— Begin —

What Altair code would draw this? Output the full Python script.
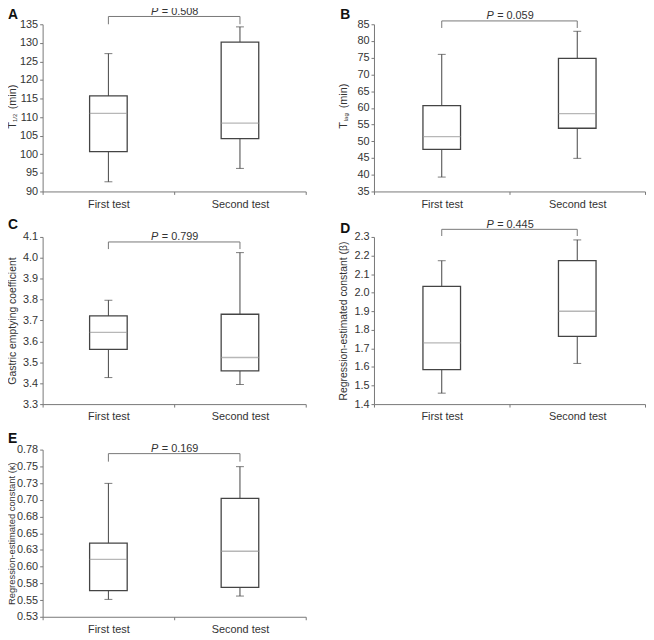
import altair as alt
import pandas as pd

CATS = ["First test", "Second test"]

# box statistics: low whisker, Q1, median, Q3, high whisker (first, second)
A_LOW = [92.6, 96.2]; A_Q1 = [100.7, 104.2]; A_MED = [111.0, 108.4]; A_Q3 = [115.7, 130.2]; A_HIGH = [127.1, 134.3]
B_LOW = [39.3, 44.9]; B_Q1 = [47.6, 53.9]; B_MED = [51.4, 58.3]; B_Q3 = [60.7, 74.8]; B_HIGH = [76.0, 82.9]
C_LOW = [3.427, 3.394]; C_Q1 = [3.562, 3.459]; C_MED = [3.643, 3.523]; C_Q3 = [3.722, 3.730]; C_HIGH = [3.797, 4.025]
D_LOW = [1.459, 1.619]; D_Q1 = [1.586, 1.765]; D_MED = [1.730, 1.900]; D_Q3 = [2.034, 2.172]; D_HIGH = [2.172, 2.284]
E_LOW = [0.551, 0.556]; E_Q1 = [0.564, 0.569]; E_MED = [0.611, 0.623]; E_Q3 = [0.635, 0.702]; E_HIGH = [0.7245, 0.7495]

A_TICKS = [90, 95, 100, 105, 110, 115, 120, 125, 130, 135]
B_TICKS = [35, 40, 45, 50, 55, 60, 65, 70, 75, 80, 85]
C_TICKS = [3.3, 3.4, 3.5, 3.6, 3.7, 3.8, 3.9, 4.0, 4.1]
D_TICKS = [1.4, 1.5, 1.6, 1.7, 1.8, 1.9, 2.0, 2.1, 2.2, 2.3]
E_TICKS = [0.525, 0.55, 0.575, 0.6, 0.625, 0.65, 0.675, 0.7, 0.725, 0.75, 0.775]

P_TEXT = {"A": "= 0.508", "B": "= 0.059", "C": "= 0.799", "D": "= 0.445", "E": "= 0.169"}
# bracket level and drop end (data units)
BRACKET = {"A": (137.1, 135.0), "B": (86.0, 83.9), "C": (4.076, 4.042), "D": (2.341, 2.305), "E": (0.769, 0.757)}

FONT = "Liberation Sans"
BOX_COLOR = "#444444"
MED_COLOR = "#999999"
AXIS_COLOR = "#777777"
TEXT_COLOR = "#333333"
H = 169

XSCALE = alt.Scale(domain=CATS, paddingInner=0, paddingOuter=0)
XAXIS = alt.Axis(title=None, labelAngle=0, tickBand="extent", tickSize=3,
                 labelPadding=4, labelFontSize=11, labelColor=TEXT_COLOR,
                 domainColor=AXIS_COLOR, tickColor=AXIS_COLOR, labelFont=FONT)


def panel(letter, low, q1, med, q3, high, ticks, fmt, width, title=None, title_parts=None,
          letter_dx=-36, letter_dy=-5, p_dy=-10, label_expr=None, title_size=11,
          title_pad=6, sub_y=98.8, tail_y=86):
    df = pd.DataFrame({"cat": CATS, "low": low, "q1": q1, "med": med, "q3": q3, "high": high})
    dom = [ticks[0], ticks[-1]]

    def xf(field, **kw):
        return alt.X(field + ":N", sort=CATS, scale=XSCALE, axis=XAXIS, **kw)

    yaxis = dict(values=ticks, format=fmt, tickSize=3, labelPadding=2, labelFontSize=11,
                 labelColor=TEXT_COLOR, domainColor=AXIS_COLOR, tickColor=AXIS_COLOR,
                 labelFont=FONT, grid=False, titleFont=FONT, titleFontSize=title_size,
                 titleFontWeight="normal", titleColor=TEXT_COLOR, titlePadding=title_pad)
    if label_expr:
        yaxis["labelExpr"] = label_expr
    yaxis["title"] = title if title else None
    YAXIS = alt.Axis(**yaxis)
    yscale = alt.Scale(domain=dom, nice=False, zero=False)

    def yq(field):
        return alt.Y(field + ":Q", scale=yscale, axis=YAXIS)

    base = alt.Chart(df)
    whisk_lo = base.mark_rule(color=BOX_COLOR, strokeWidth=1).encode(x=xf("cat"), y=yq("low"), y2="q1")
    whisk_hi = base.mark_rule(color=BOX_COLOR, strokeWidth=1).encode(x=xf("cat"), y=yq("q3"), y2="high")
    cap_lo = base.mark_tick(color=BOX_COLOR, size=8, thickness=1).encode(x=xf("cat"), y=yq("low"))
    cap_hi = base.mark_tick(color=BOX_COLOR, size=8, thickness=1).encode(x=xf("cat"), y=yq("high"))
    box = base.mark_bar(fill="white", stroke=BOX_COLOR, strokeWidth=1.3, size=38).encode(
        x=xf("cat"), y=yq("q1"), y2="q3")
    median = base.mark_tick(color=MED_COLOR, size=38, thickness=1.3).encode(x=xf("cat"), y=yq("med"))

    by, bd = BRACKET[letter]
    bdf = pd.DataFrame({"cat": CATS, "top": [by, by], "drop": [bd, bd]})
    drops = alt.Chart(bdf).mark_rule(color=AXIS_COLOR, strokeWidth=1).encode(
        x=xf("cat"), y=yq("drop"), y2="top")
    hdf = pd.DataFrame({"a": [CATS[0]], "b": [CATS[1]], "top": [by]})
    hline = alt.Chart(hdf).mark_rule(color=AXIS_COLOR, strokeWidth=1).encode(
        x=xf("a"), x2="b:N", y=yq("top"))

    # P annotation centred between the two categories
    pdf = pd.DataFrame({"cat": [CATS[0]], "p": ["P"], "rest": [P_TEXT[letter]]})
    pbase = alt.Chart(pdf)
    ptxt = pbase.mark_text(font=FONT, fontSize=11, fontStyle="italic", align="right",
                           baseline="alphabetic", dx=-16, color=TEXT_COLOR).encode(
        x=xf("cat", bandPosition=1), y=alt.value(p_dy), text="p:N")
    rtxt = pbase.mark_text(font=FONT, fontSize=11, align="left", baseline="alphabetic",
                           dx=-12.5, color=TEXT_COLOR).encode(
        x=xf("cat", bandPosition=1), y=alt.value(p_dy), text="rest:N")

    ldf = pd.DataFrame({"t": [letter]})
    lt = alt.Chart(ldf).mark_text(font=FONT, fontSize=14, fontWeight="bold", align="left",
                                  baseline="alphabetic", color="#111111").encode(
        x=alt.value(letter_dx), y=alt.value(letter_dy), text="t:N")

    layers = [whisk_lo, whisk_hi, cap_lo, cap_hi, box, median, drops, hline, ptxt, rtxt, lt]

    if title_parts:
        main, sub, tail = title_parts
        tdf = pd.DataFrame({"m": [main], "s": [sub], "r": [tail]})
        tb = alt.Chart(tdf)
        t1 = tb.mark_text(font=FONT, fontSize=11, angle=270, align="left", baseline="alphabetic",
                          color=TEXT_COLOR).encode(x=alt.value(-27), y=alt.value(105.5), text="m:N")
        t2 = tb.mark_text(font=FONT, fontSize=6, angle=270, align="left", baseline="alphabetic",
                          color=TEXT_COLOR).encode(x=alt.value(-26), y=alt.value(sub_y), text="s:N")
        t3 = tb.mark_text(font=FONT, fontSize=11, angle=270, align="left", baseline="alphabetic",
                          color=TEXT_COLOR).encode(x=alt.value(-27), y=alt.value(tail_y), text="r:N")
        layers += [t1, t2, t3]

    return alt.layer(*layers).properties(width=width, height=H)


pA = panel("A", A_LOW, A_Q1, A_MED, A_Q3, A_HIGH, A_TICKS, "d", 266,
           title_parts=("T", "1/2", "(min)"), letter_dx=-35, letter_dy=-5, p_dy=-9,
           sub_y=98.8, tail_y=86)
pB = panel("B", B_LOW, B_Q1, B_MED, B_Q3, B_HIGH, B_TICKS, "d", 274,
           title_parts=("T", "lag", "(min)"), letter_dx=-34, letter_dy=-5, p_dy=-5.5,
           sub_y=98, tail_y=85)
pC = panel("C", C_LOW, C_Q1, C_MED, C_Q3, C_HIGH, C_TICKS, ".1f", 266,
           title="Gastric emptying coefficient", letter_dx=-35, letter_dy=-8, p_dy=3,
           title_size=10.5, title_pad=5)
pD = panel("D", D_LOW, D_Q1, D_MED, D_Q3, D_HIGH, D_TICKS, ".1f", 274,
           title="Regression-estimated constant (β)", letter_dx=-34, letter_dy=-4, p_dy=-9,
           title_size=10.5, title_pad=5)
pE = panel("E", E_LOW, E_Q1, E_MED, E_Q3, E_HIGH, E_TICKS, ".2f", 266,
           title="Regression-estimated constant (κ)", letter_dx=-35, letter_dy=-7, p_dy=2.3,
           label_expr="format(datum.value + 0.0001, '.2f')", title_size=9.5, title_pad=0)

chart = alt.concat(pA, pB, pC, pD, pE, columns=2, bounds="flush",
                   spacing={"row": 46, "column": 69}).properties(
    padding={"left": -2, "top": -5, "right": 0, "bottom": 0}
).configure_view(stroke=None).resolve_scale(y="independent", x="independent")

chart.save("out.html", embed_options={"renderer": "svg", "actions": False})
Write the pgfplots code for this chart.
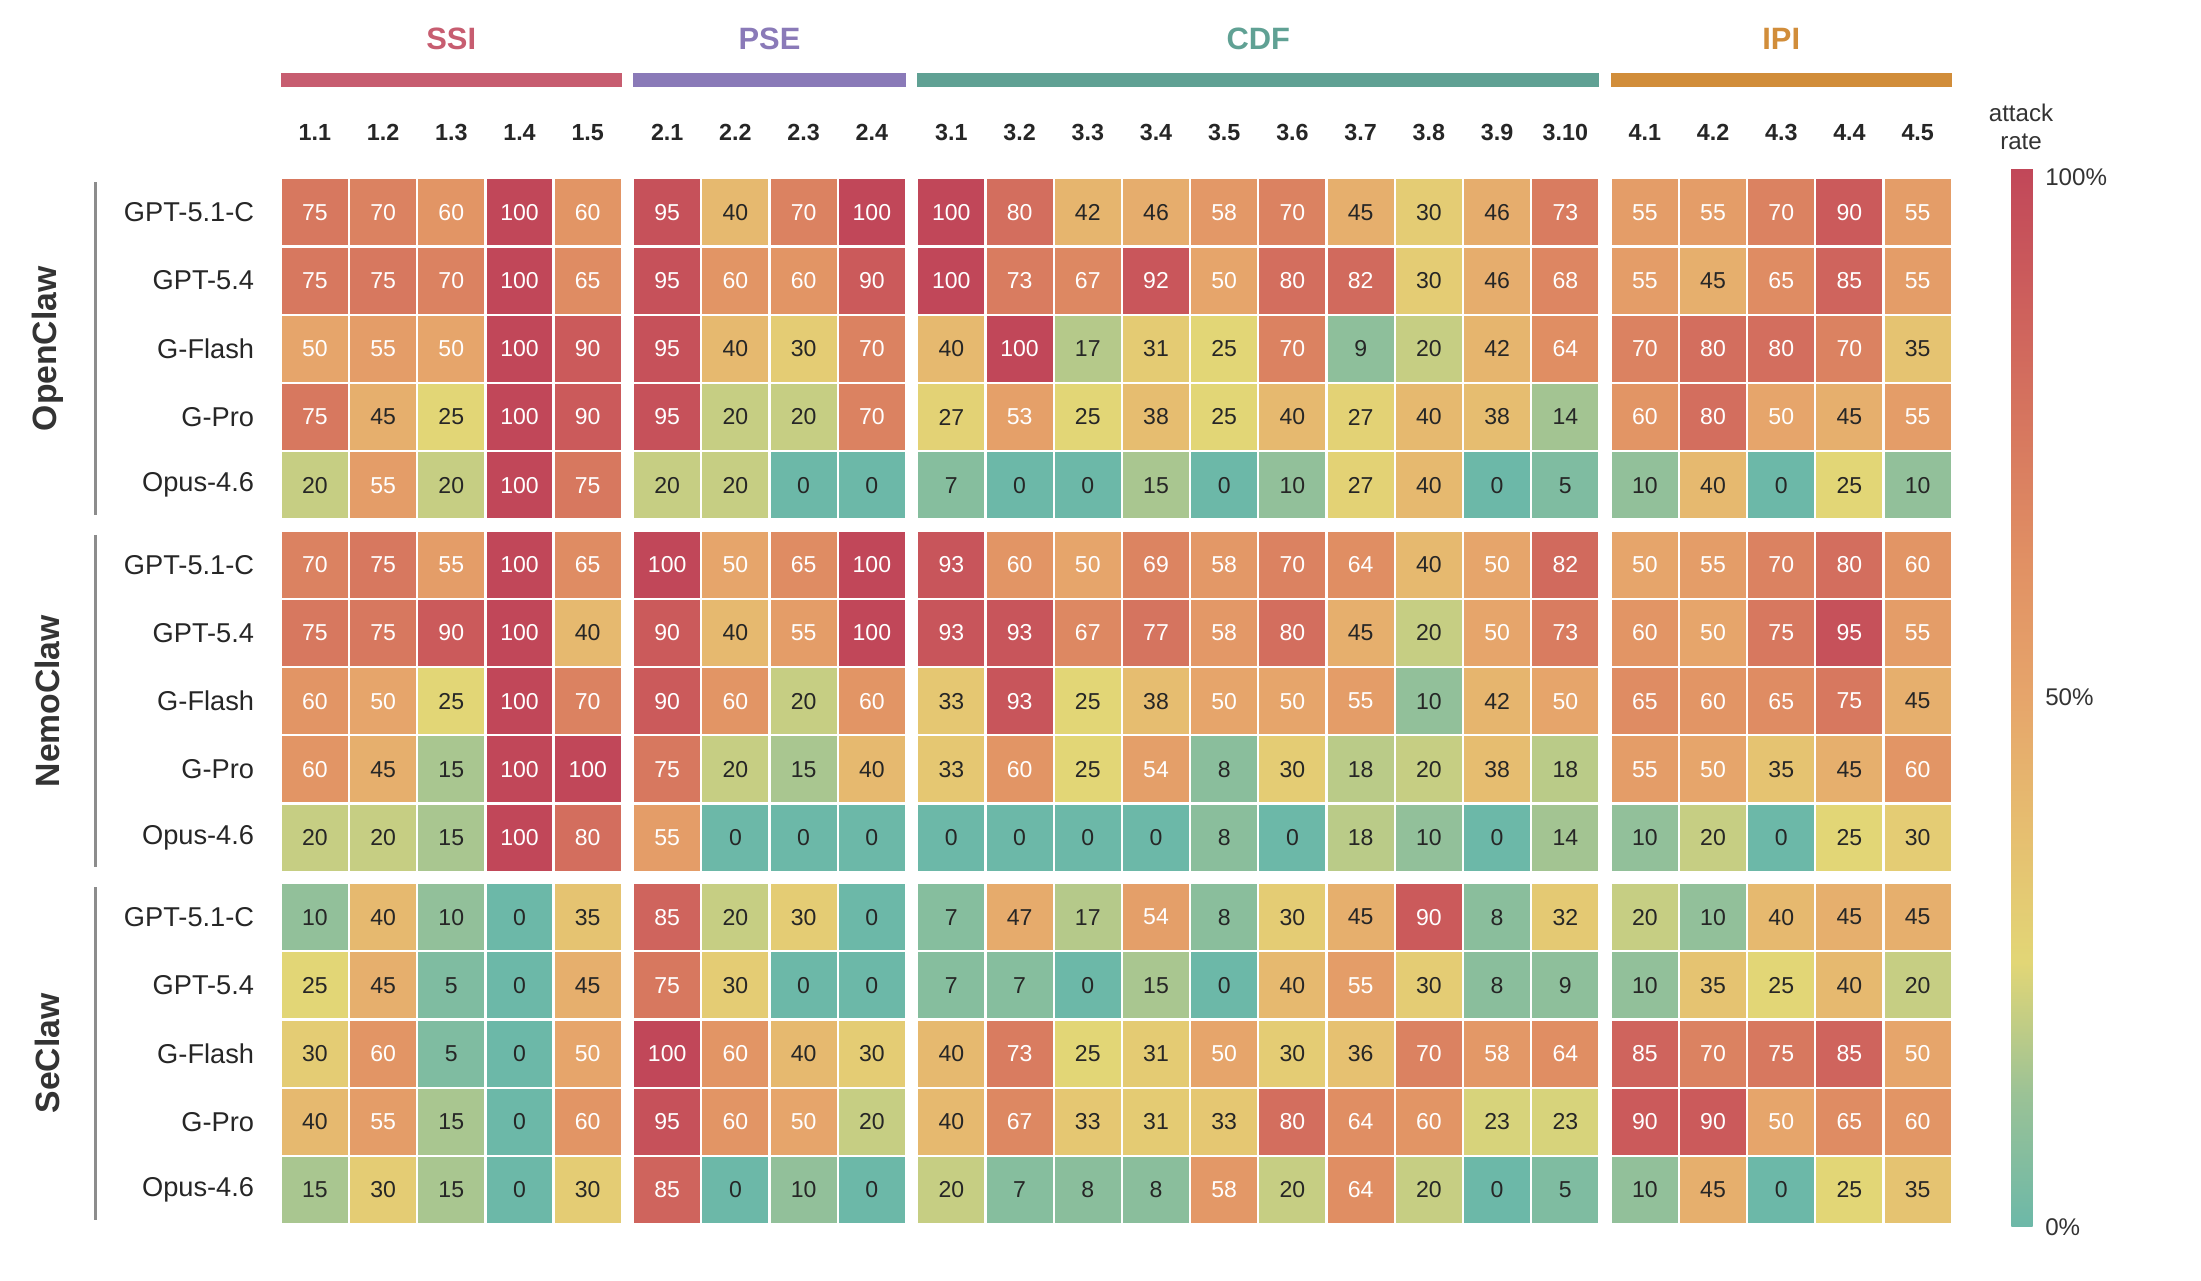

— End —

Exercise instructions> Repeat the records above exactly, from the first line through the line containing "E_LOW = [0.551, 0.556];", and leave out the pictures.

Final result>
What Altair code would draw this? Output the full Python script.
import altair as alt
import pandas as pd

CATS = ["First test", "Second test"]

# box statistics: low whisker, Q1, median, Q3, high whisker (first, second)
A_LOW = [92.6, 96.2]; A_Q1 = [100.7, 104.2]; A_MED = [111.0, 108.4]; A_Q3 = [115.7, 130.2]; A_HIGH = [127.1, 134.3]
B_LOW = [39.3, 44.9]; B_Q1 = [47.6, 53.9]; B_MED = [51.4, 58.3]; B_Q3 = [60.7, 74.8]; B_HIGH = [76.0, 82.9]
C_LOW = [3.427, 3.394]; C_Q1 = [3.562, 3.459]; C_MED = [3.643, 3.523]; C_Q3 = [3.722, 3.730]; C_HIGH = [3.797, 4.025]
D_LOW = [1.459, 1.619]; D_Q1 = [1.586, 1.765]; D_MED = [1.730, 1.900]; D_Q3 = [2.034, 2.172]; D_HIGH = [2.172, 2.284]
E_LOW = [0.551, 0.556]; E_Q1 = [0.564, 0.569]; E_MED = [0.611, 0.623]; E_Q3 = [0.635, 0.702]; E_HIGH = [0.7245, 0.7495]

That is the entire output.